Senior engineers think about maintenance before they think about implementation. You can write clever code that solves the problem brilliantly. But if nobody else understands it, you've created a liability. Boring, obvious code that anyone can modify beats elegant complexity almost every time. The code you write today is tomorrow's legacy system.

Context matters more as you get senior. The same problem has different solutions depending on team size, user scale, timeline, and risk tolerance. Building for a startup with five engineers is completely different from building for an enterprise with five hundred engineers. Senior engineers adjust their approach based on context rather than applying the same patterns everywhere.

They also know when to say no. Not every feature request makes sense. Not every technical improvement is worth the cost. Not every new framework is worth adopting. Part of being senior is having the credibility to push back on bad ideas, and the judgment to know which ideas are actually bad versus just unfamiliar.

The shift from individual contributor to force multiplier happens around the senior level. You stop measuring your impact by the code you write and start measuring it by the problems you prevent, the decisions you improve, and the people you help get better. Your best work might be the feature you convinced the team not to build.

Debugging becomes pattern recognition. You've seen enough systems break that new failures look familiar. Not because you've seen this exact problem, but because you've seen this category of problem. Database getting slow? You know to check for missing indexes before you start optimizing queries. API timing out? You check rate limits before you blame your code. Experience builds an internal library of what usually goes wrong.

Senior engineers make fewer decisions overall because they structure systems so fewer decisions are needed. Instead of evaluating every pull request, they establish patterns and guidelines so most code naturally follows the right approach. Instead of being in every discussion, they create frameworks so teams can make good decisions independently.
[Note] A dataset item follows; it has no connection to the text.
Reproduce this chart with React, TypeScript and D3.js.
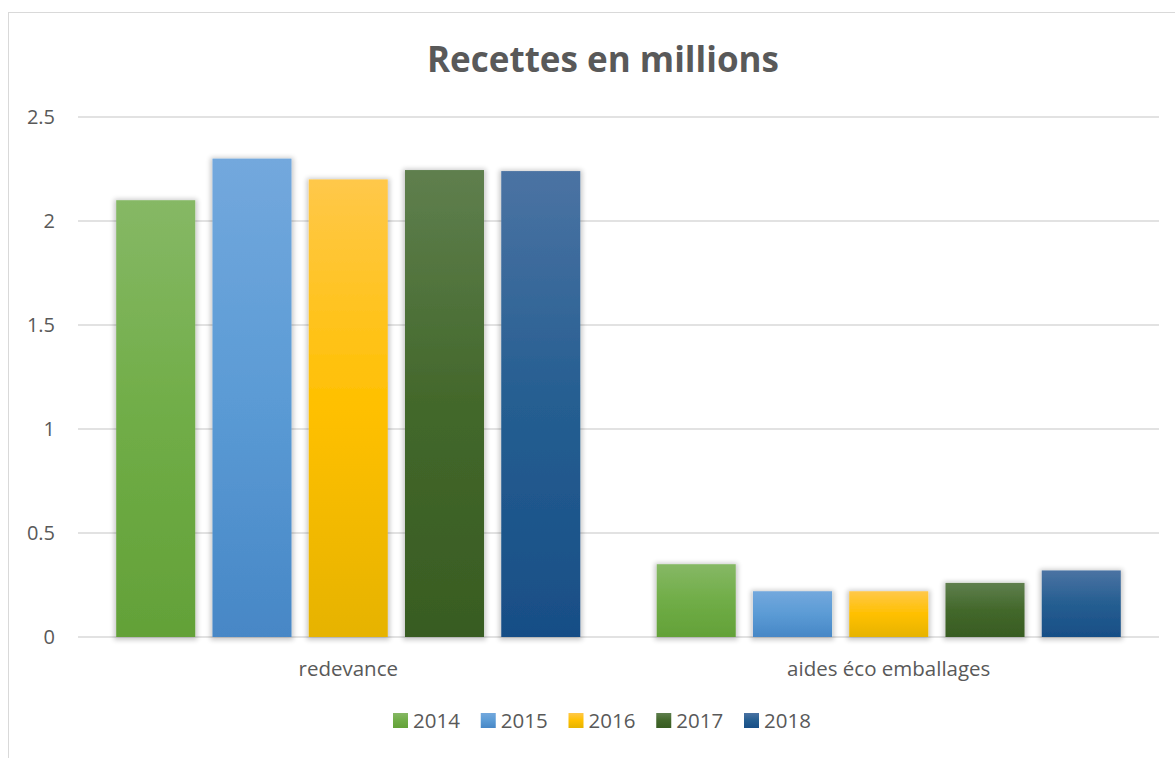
import React from "react";
import * as d3 from "d3";

const categories = ["redevance", "aides éco emballages"];
const years = ["2014", "2015", "2016", "2017", "2018"];
const values2014 = [2.1, 0.35];
const values2015 = [2.3, 0.22];
const values2016 = [2.2, 0.22];
const values2017 = [2.245, 0.26];
const values2018 = [2.24, 0.32];
const seriesValues = [values2014, values2015, values2016, values2017, values2018];
const yTicks = [0, 0.5, 1, 1.5, 2, 2.5];
const colorsTop = ["#86B865", "#73A8DD", "#FFC84A", "#5F7F4E", "#4B73A3"];
const colorsMid = ["#70AD47", "#5B9BD5", "#FFC000", "#43682B", "#255E91"];
const colorsBot = ["#63A138", "#4787C6", "#E6B300", "#385C22", "#184E86"];

const W = 1175;
const H = 758;
const FONT = "'Open Sans', 'Liberation Sans', sans-serif";
const TXT = "#595959";

export default function App() {
  const left = 78;
  const right = 1159;
  const top = 117;
  const bottom = 637;
  const y = d3.scaleLinear().domain([0, 2.5]).range([bottom, top]);
  const x0 = d3.scaleBand<string>().domain(categories).range([left, right]).paddingInner(0).paddingOuter(0);
  const x1 = d3
    .scaleBand<string>()
    .domain(years)
    .range([0, x0.bandwidth()])
    .paddingInner(0.179)
    .paddingOuter(0.397);

  const legendX = d3.scaleBand<string>().domain(years).range([393, 393 + 87.75 * 5]);

  return (
    <svg
      width={W}
      height={H}
      style={{ position: "absolute", left: 0, top: 0, background: "#fff" }}
      xmlns="http://www.w3.org/2000/svg"
    >
      <defs>
        {years.map((yr, i) => (
          <linearGradient key={yr} id={`g${i}`} x1="0" y1="0" x2="0" y2="1">
            <stop offset="0%" stopColor={colorsTop[i]} />
            <stop offset="50%" stopColor={colorsMid[i]} />
            <stop offset="100%" stopColor={colorsBot[i]} />
          </linearGradient>
        ))}
        <filter id="shadow" x="-20%" y="-20%" width="140%" height="140%">
          <feMorphology in="SourceAlpha" operator="dilate" radius="2" result="d" />
          <feGaussianBlur in="d" stdDeviation="2.5" />
          <feOffset dx="0" dy="1" result="b" />
          <feComponentTransfer>
            <feFuncA type="linear" slope="0.22" />
          </feComponentTransfer>
          <feMerge>
            <feMergeNode />
            <feMergeNode in="SourceGraphic" />
          </feMerge>
        </filter>
      </defs>

      <rect x={8.5} y={12.5} width={W + 20} height={H + 20} fill="#fff" stroke="#D9D9D9" strokeWidth={1} />

      <text
        x={603}
        y={72}
        textAnchor="middle"
        fontFamily={FONT}
        fontWeight="bold"
        fontSize={35}
        fill={TXT}
      >
        Recettes en millions
      </text>

      {yTicks.map((t) => (
        <g key={t}>
          <line x1={left} x2={right} y1={y(t)} y2={y(t)} stroke="#D9D9D9" strokeWidth={1.3} />
          <text
            x={55}
            y={y(t)}
            dy="0.35em"
            textAnchor="end"
            fontFamily={FONT}
            fontSize={20}
            fill={TXT}
          >
            {t}
          </text>
        </g>
      ))}

      {categories.map((c, ci) => (
        <g key={c} transform={`translate(${x0(c)},0)`}>
          {years.map((yr, si) => {
            const v = seriesValues[si][ci];
            return (
              <rect
                key={yr}
                x={x1(yr)}
                y={y(v)}
                width={x1.bandwidth()}
                height={y(0) - y(v)}
                fill={`url(#g${si})`}
                filter="url(#shadow)"
              />
            );
          })}
          <text
            x={x0.bandwidth() / 2}
            y={676}
            textAnchor="middle"
            fontFamily={FONT}
            fontSize={20.5}
            fill={TXT}
          >
            {c}
          </text>
        </g>
      ))}

      {years.map((yr, i) => (
        <g key={yr} transform={`translate(${legendX(yr)},0)`}>
          <rect x={0} y={713} width={15} height={15} fill={`url(#g${i})`} />
          <text x={20} y={727.5} fontFamily={FONT} fontSize={20.5} fill={TXT}>
            {yr}
          </text>
        </g>
      ))}
    </svg>
  );
}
The hardest part of becoming senior isn't learning new skills. It's unlearning the belief that code quality is the goal. Code is just the tool. The goal is solving the right problem in a way that your team can maintain and your users can rely on. Sometimes that means beautiful architecture. Sometimes it means a hacky script that ships today.

What makes someone senior isn't years of experience or title. It's the shift from "how do I build this?" to "should we build this, and if so, what's the simplest version that actually solves the problem?" That shift changes everything.